# The Best Ways to Destroy a Marriage



## ThinkTooMuch (Aug 6, 2010)

Many of us post about our marriages falling apart, having been a member for almost two months and now an expert I think it would be useful to come up with a list of simple things he/she does that lead to the break.

Although I could go on and on I'll start with obvious ones:

Withhold sex

Don't say "I love you" when you come home

Don't greet your spouse with a hug when you come home

Ignore your spouse when you're both at home

Go out with friends, coworkers, several nights a week leaving spouse at home

Treat your spouse as one of your children - the dumb, ugly child.

Addictions of all sorts - computer, porn, drugs, alcohol

Added at 10:12 EDT 

If your vagina develops UTI's, tender areas, etc, after intercourse don't discuss this problem with a doctor. Instead don't have intercourse because you "hurt"


NEXT???


----------



## Hopeful1 (Aug 31, 2010)

Make something else (job, friends, hobbies, etc.) other than your spouse your priority.

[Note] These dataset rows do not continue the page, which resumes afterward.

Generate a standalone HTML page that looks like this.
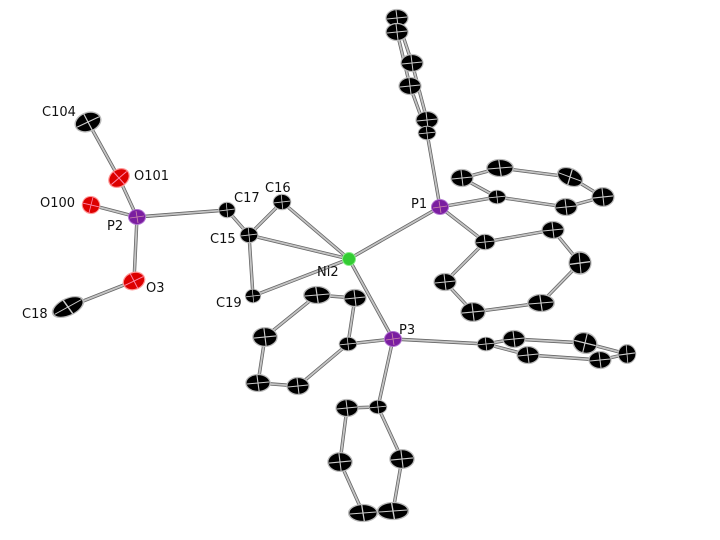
<!DOCTYPE html>
<html><head><style>
html,body{margin:0;padding:0;background:#fff;width:720px;height:540px;overflow:hidden}
text{font-family:"DejaVu Sans","Liberation Sans",sans-serif;font-size:13px;fill:#111}
</style></head><body>
<svg width="720" height="540" viewBox="0 0 720 540" xmlns="http://www.w3.org/2000/svg">
<defs>
<g id="a"><ellipse rx="11" ry="8.5" fill="#000" stroke="#bbb" stroke-width="1.2"/><path d="M-10 1 L10 -1 M-1 -8 L1 8" stroke="#ccc" stroke-width="1"/></g>
<g id="o"><ellipse rx="11" ry="8.5" fill="#d00" stroke="#f99" stroke-width="1.2"/><path d="M-10 1 L10 -1 M-1 -8 L1 8" stroke="#f8a" stroke-width="1"/></g>
<g id="p"><ellipse rx="8.5" ry="7.5" fill="#7a1ea0" stroke="#b070d0" stroke-width="1"/><path d="M-7 1 L7 -1 M-1 -6 L1 6" stroke="#c8a" stroke-width="0.8"/></g>
</defs>
<g stroke="#666" stroke-width="3.4" stroke-linecap="round" fill="none">
<path d="M88 122L119 178L137 217M91 205L137 217L134 281L68 307M137 217L227 210L249 235L282 202L349 259L249 235L253 296L349 259M349 259L440 207M349 259L393 339
M440 207L427 133L410 86L397 32M427 120L412 63L397 18
M440 207L497 197L462 178L500 168L570 177L603 197L566 207L497 197
M440 207L485 242L553 230L580 263L541 303L473 312L445 282L485 242
M393 339L486 344L514 339L585 343L627 354L600 360L528 355L486 344
M393 339L348 344L355 298L317 295L265 337L258 383L298 386L348 344
M393 339L378 407L347 408L340 462L363 513L393 511L402 459L378 407"/>
</g>
<g stroke="#c4c4c4" stroke-width="1.8" stroke-linecap="round" fill="none">
<path d="M88 122L119 178L137 217M91 205L137 217L134 281L68 307M137 217L227 210L249 235L282 202L349 259L249 235L253 296L349 259M349 259L440 207M349 259L393 339
M440 207L427 133L410 86L397 32M427 120L412 63L397 18
M440 207L497 197L462 178L500 168L570 177L603 197L566 207L497 197
M440 207L485 242L553 230L580 263L541 303L473 312L445 282L485 242
M393 339L486 344L514 339L585 343L627 354L600 360L528 355L486 344
M393 339L348 344L355 298L317 295L265 337L258 383L298 386L348 344
M393 339L378 407L347 408L340 462L363 513L393 511L402 459L378 407"/>
</g>
<use href="#a" transform="translate(88,122) rotate(-20) scale(1.2,1.1)"/>
<use href="#o" transform="translate(119,178) rotate(-35)"/>
<use href="#o" transform="translate(91,205) rotate(20) scale(0.8,1)"/>
<use href="#o" transform="translate(134,281) rotate(-20)"/>
<use href="#a" transform="translate(68,307) rotate(-25) scale(1.5,1)"/>
<use href="#p" transform="translate(137,217)"/>
<use href="#a" transform="translate(227,210) scale(0.75,0.9)"/>
<use href="#a" transform="translate(282,202) scale(0.8,0.9)"/>
<use href="#a" transform="translate(249,235) scale(0.8,0.9)"/>
<use href="#a" transform="translate(253,296) scale(0.7,0.8)"/>
<ellipse cx="349" cy="259" rx="6.5" ry="6.5" fill="#3c3" stroke="#8e8"/>
<use href="#p" transform="translate(440,207)"/>
<use href="#p" transform="translate(393,339)"/>
<use href="#a" transform="translate(397,18)"/><use href="#a" transform="translate(397,32)"/>
<use href="#a" transform="translate(412,63)"/><use href="#a" transform="translate(410,86)"/>
<use href="#a" transform="translate(427,120)"/><use href="#a" transform="translate(427,133) scale(0.8)"/>
<use href="#a" transform="translate(497,197) scale(0.8)"/><use href="#a" transform="translate(462,178)"/>
<use href="#a" transform="translate(500,168) scale(1.2,1)"/><use href="#a" transform="translate(570,177) rotate(25) scale(1.2,1)"/>
<use href="#a" transform="translate(603,197) scale(1,1.1)"/><use href="#a" transform="translate(566,207)"/>
<use href="#a" transform="translate(485,242) scale(0.9)"/><use href="#a" transform="translate(553,230)"/>
<use href="#a" transform="translate(580,263) scale(1,1.3)"/><use href="#a" transform="translate(541,303) scale(1.2,1)"/>
<use href="#a" transform="translate(473,312) scale(1.1,1.1)"/><use href="#a" transform="translate(445,282)"/>
<use href="#a" transform="translate(486,344) scale(0.8)"/><use href="#a" transform="translate(514,339)"/>
<use href="#a" transform="translate(585,343) rotate(20) scale(1.1,1.2)"/><use href="#a" transform="translate(627,354) scale(0.8,1.1)"/>
<use href="#a" transform="translate(600,360)"/><use href="#a" transform="translate(528,355)"/>
<use href="#a" transform="translate(348,344) scale(0.8)"/><use href="#a" transform="translate(355,298)"/>
<use href="#a" transform="translate(317,295) scale(1.2,1)"/><use href="#a" transform="translate(265,337) scale(1.1,1.1)"/>
<use href="#a" transform="translate(258,383) scale(1.1,1)"/><use href="#a" transform="translate(298,386)"/>
<use href="#a" transform="translate(378,407) scale(0.8)"/><use href="#a" transform="translate(347,408)"/>
<use href="#a" transform="translate(340,462) scale(1.1,1.1)"/><use href="#a" transform="translate(363,513) scale(1.3,1)"/>
<use href="#a" transform="translate(393,511) scale(1.4,1)"/><use href="#a" transform="translate(402,459) scale(1.1,1.1)"/>
<text x="42" y="116">C104</text>
<text x="134" y="180">O101</text>
<text x="40" y="207">O100</text>
<text x="107" y="230">P2</text>
<text x="234" y="202">C17</text>
<text x="265" y="192">C16</text>
<text x="210" y="243">C15</text>
<text x="317" y="276">Ni2</text>
<text x="146" y="292">O3</text>
<text x="216" y="307">C19</text>
<text x="22" y="318">C18</text>
<text x="411" y="208">P1</text>
<text x="399" y="334">P3</text>
</svg>
</body></html>
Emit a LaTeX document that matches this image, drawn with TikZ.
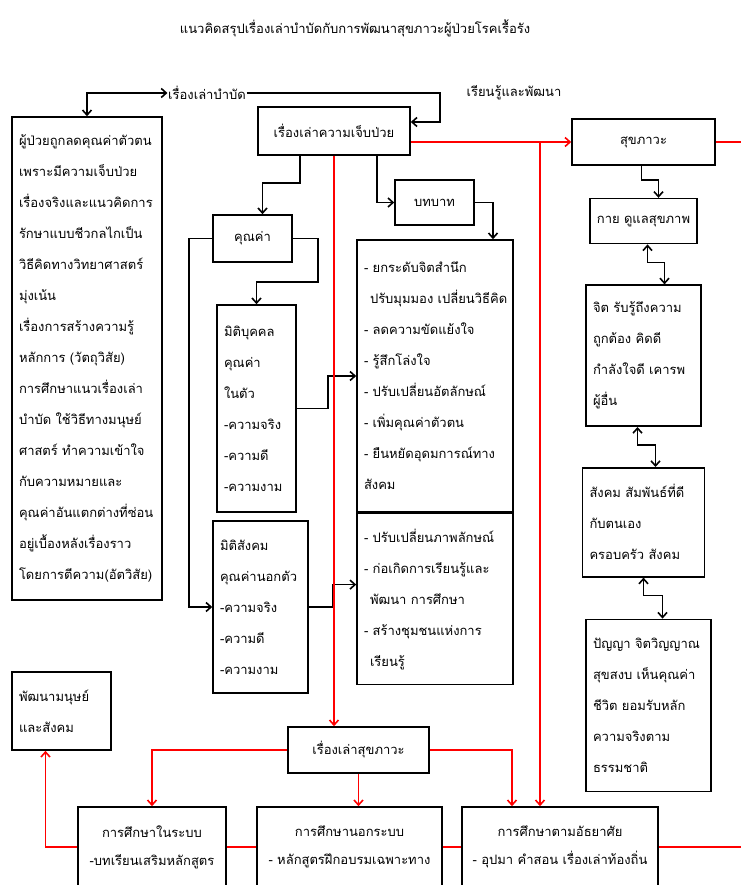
\documentclass[tikz,border=0pt]{standalone}
\usepackage{fontspec}
\newfontfamily\thaifont[Script=Thai]{Loma}
\usetikzlibrary{positioning,arrows.meta}

\begin{document}
\begin{tikzpicture}[x=1pt,y=-1pt,>={Straight Barb[length=5pt,width=9pt]},line width=1.6pt,
    every node/.style={font=\thaifont\fontsize{13}{31}\selectfont, inner sep=0pt},
    box/.style={draw, rectangle, line width=1.6pt, inner xsep=7pt},
    redline/.style={draw=red, line width=1.6pt}]
    \useasboundingbox (0,0) rectangle (740,885);

    \node (title) at (355,28) {แนวคิดสรุปเรื่องเล่าบำบัดกับการพัฒนาสุขภาวะผู้ป่วยโรคเรื้อรัง};
    \node (narr) at (207,93) {เรื่องเล่าบำบัด};
    \node (learn) at (514,93) {เรียนรู้และพัฒนา};

    \node (illness) [box, minimum width=152pt, minimum height=48pt] at (334,131) {เรื่องเล่าความเจ็บป่วย};
    \node (leftbox) [box, text width=136pt, minimum height=483pt, align=left] at (87,358.5) {ผู้ป่วยถูกลดคุณค่าตัวตน\\ เพราะมีความเจ็บป่วย\\ เรื่องจริงและแนวคิดการ\\ รักษาแบบชีวกลไกเป็น\\ วิธีคิดทางวิทยาศาสตร์\\ มุ่งเน้น\\ เรื่องการสร้างความรู้\\ หลักการ (วัตถุวิสัย)\\ การศึกษาแนวเรื่องเล่า\\ บำบัด ใช้วิธีทางมนุษย์\\ ศาสตร์ ทำความเข้าใจ\\ กับความหมายและ\\ คุณค่าอันแตกต่างที่ซ่อน\\ อยู่เบื้องหลังเรื่องราว\\ โดยการตีความ(อัตวิสัย)};

    \node (value) [box, minimum width=79pt, minimum height=47pt] at (252.5,238.5) {คุณค่า};
    \node (role) [box, minimum width=79pt, minimum height=45pt] at (434.5,202.5) {บทบาท};
    \node (person) [box, text width=65pt, minimum height=207pt, align=left] at (256.5,408.5) {มิติบุคคล\\ คุณค่า\\ ในตัว\\ -ความจริง\\ -ความดี\\ -ความงาม};
    \node (social) [box, text width=81pt, minimum height=172pt, align=left] at (260.5,607) {มิติสังคม\\ คุณค่านอกตัว\\ -ความจริง\\ -ความดี\\ -ความงาม};
    \node (effects) [box, text width=142pt, minimum height=272pt, align=left] at (435,376) {- ยกระดับจิตสำนึก\\ \hspace*{6pt}\mbox{ปรับมุมมอง เปลี่ยนวิธีคิด}\\ - ลดความขัดแย้งใจ\\ - รู้สึกโล่งใจ\\ - ปรับเปลี่ยนอัตลักษณ์\\ - เพิ่มคุณค่าตัวตน\\ - ยืนหยัดอุดมการณ์ทาง\\ สังคม};
    \node (outcome) [box, text width=142pt, minimum height=171pt, align=left, below=0pt of effects] {- ปรับเปลี่ยนภาพลักษณ์\\ - ก่อเกิดการเรียนรู้และ\\ \hspace*{6pt}พัฒนา การศึกษา\\ - สร้างชุมชนแห่งการ\\ \hspace*{6pt}เรียนรู้};

    \node (wellbeing) [box, minimum width=143pt, minimum height=46pt] at (643.5,142) {สุขภาวะ};
    \node (body) [box, minimum width=102pt, minimum height=45pt, below=32pt of wellbeing] {กาย ดูแลสุขภาพ};
    \node (mind) [box, text width=101pt, minimum height=141pt, align=left, below=40pt of body] {จิต รับรู้ถึงความ\\ ถูกต้อง คิดดี\\ กำลังใจดี เคารพ\\ ผู้อื่น};
    \node (society) [box, text width=108pt, minimum height=109pt, align=left, below=40pt of mind] {สังคม สัมพันธ์ที่ดี\\ กับตนเอง\\ ครอบครัว สังคม};
    \node (wisdom) [box, text width=111pt, minimum height=172pt, align=left, below=41pt of society, xshift=5pt] {ปัญญา จิตวิญญาณ\\ สุขสงบ เห็นคุณค่า\\ ชีวิต ยอมรับหลัก\\ ความจริงตาม\\ ธรรมชาติ};

    \node (develop) [box, text width=85pt, minimum height=78pt, align=left] at (61.5,711) {พัฒนามนุษย์\\ และสังคม};
    \node (story) [box, minimum width=141pt, minimum height=46pt] at (358.5,750) {เรื่องเล่าสุขภาวะ};
    \node (formal) [box, minimum width=148pt, minimum height=80pt, align=center, font=\thaifont\fontsize{13}{28}\selectfont] at (152,847) {การศึกษาในระบบ\\ -บทเรียนเสริมหลักสูตร};
    \node (nonformal) [box, minimum width=185pt, minimum height=80pt, align=center, font=\thaifont\fontsize{13}{28}\selectfont] at (349.5,847) {การศึกษานอกระบบ\\ - หลักสูตรฝึกอบรมเฉพาะทาง};
    \node (informal) [box, minimum width=196pt, minimum height=80pt, align=center, font=\thaifont\fontsize{13}{28}\selectfont] at (560,847) {การศึกษาตามอัธยาศัย\\ - อุปมา คำสอน เรื่องเล่าท้องถิ่น};

    \coordinate (loopturn) at (440,0);
    \coordinate (redtap) at (540,142);
    \coordinate (edgetop) at (745,142);
    \coordinate (edgebot) at (745,847);

    % black connectors
    \draw[<->] (leftbox.north) |- (narr.west);
    \draw[->] (narr.east) -- (narr.east -| loopturn) |- ([yshift=9pt]illness.east);
    \draw[->] ([xshift=-34pt]illness.south) -- ++(0,27) -| ([xshift=10pt]value.north);
    \draw[->] ([xshift=43pt]illness.south) |- (role.west);
    \draw[->] (role.east) -| ([xshift=58pt]effects.north);
    \draw[->] (value.east) -| ++(25,43.5) -| (person.north);
    \draw[->] (value.west) -- ++(-23,0) |- (social.west);
    \draw[->] (person.east) -- ++(31,0) |- (effects.west);
    \draw[->] (social.east) -- ++(24,0) |- ([yshift=14.5pt]outcome.west);

    \draw[->] ([xshift=-2pt]wellbeing.south) -- ++(0,14) -| ([xshift=15pt]body.north);
    \draw[<->] ([xshift=4pt]body.south) -- ++(0,18) -| ([xshift=21pt]mind.north);
    \draw[<->] ([xshift=-6pt]mind.south) -- ++(0,18) -| ([xshift=12pt]society.north);
    \draw[<->] (society.south) -- ++(0,18) -| ([xshift=14pt]wisdom.north);

    % red connectors
    \draw[redline,->] (illness.east |- redtap) -- (wellbeing.west);
    \draw[redline] (wellbeing.east) -- (edgetop);
    \draw[redline,->] (redtap) -- (redtap |- informal.north);
    \draw[redline,->] (illness.south) -- (illness.south |- story.north);
    \draw[redline,->] (story.west) -| (formal.north);
    \draw[redline,->] (story.south) -- (story.south |- nonformal.north);
    \draw[redline,->] (story.east) -| ([xshift=-48pt]informal.north);
    \draw[redline,->] (formal.west) -| ([xshift=-16pt]develop.south);
    \draw[redline] (formal.east) -- (nonformal.west);
    \draw[redline] (nonformal.east) -- (informal.west);
    \draw[redline] (informal.east) -- (edgebot);
\end{tikzpicture}
\end{document}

Been there. Done that. Paying for it greatly now....


----------



## ThinkTooMuch (Aug 6, 2010)

Hopeful1 said:


> Make something else (job, friends, hobbies, etc.) other than your spouse your priority.
> 
> Been there. Done that. Paying for it greatly now....



Job and parents is what my spouse has done, I might be looking for a larger apartment in SF if I had been at the top of the list.

Mark


----------



## Hopeful1 (Aug 31, 2010)

Sucks, really -- for both the person who's been neglected and the person who did the neglecting. As the latter who's finally crawled out from under her rock, I've realized how much I've missed out on -- and for WHAT?! The job is JUST A JOB, not my life. And although I spent years trying to stick it out for the promises of more financial security for my family, it's brought me nothing but grief. In retrospect, I wish I had put 100% of that effort toward my husband, who certainly deserved it. He's giving me the chance (at least for now) to make up for my years of ass-backwardness. And I'm so grateful for this. I don't know if he will ever forgive me or get over his resentment toward me for my actions, or if our marriage will make it through this difficult time, but I'll spend as long as he'll let me trying to make it up to him. For BOTH of us.

For being an extremely intelligent woman, I was an absolutely blind IDIOT when it came to the "priority = marriage" lesson.


----------



## lance88 (Sep 19, 2010)

you know it is amazing or scary how many of the points in your "destroy a marriage" list i am doing right now. I don't know what to do. maybe, if i read enough of the posts on this site i can figure it out.


----------



## Susan2010 (Apr 19, 2010)

ThinkTooMuch said:


> Don't say "I love you" when you come home
> 
> Don't greet your spouse with a hug when you come home


Are you saying these are deal breakers for you, or are you saying there are people here who want to end their marriage for these reasons?


----------



## cherrypie18 (Feb 21, 2010)

ThinkTooMuch said:


> Many of us post about our marriages falling apart, having been a member for almost two months and now an expert I think it would be useful to come up with a list of simple things he/she does that lead to the break.
> 
> Although I could go on and on I'll start with obvious ones:
> 
> ...


In my case, mama's boy worshiping parents and letting them mistreat the spouse and come between the couple and not having the balls to do much about it = end of marriage.


----------



## Hopeful1 (Aug 31, 2010)

lance88 said:


> you know it is amazing or scary how many of the points in your "destroy a marriage" list i am doing right now. I don't know what to do. maybe, if i read enough of the posts on this site i can figure it out.


Lance88...Read on! Read on! Read on! I've been on this site now for only a couple of weeks but have learned more than I ever imagined. And I continue to learn each day -- not only through the advice of many folks who've "been there, done that" but also by reading the challenges and victories of others. Incredible insight and very supportive folks here... :smthumbup:


----------



## ThinkTooMuch (Aug 6, 2010)

Susan2010 said:


> Are you saying these are deal breakers for you, or are you saying there are people here who want to end their marriage for these reasons?


Susan,

When combined with an addiction to her PC, email, computer games, they are some of the reasons I'm splitting. The underlying message is one of rejection.

Mark


----------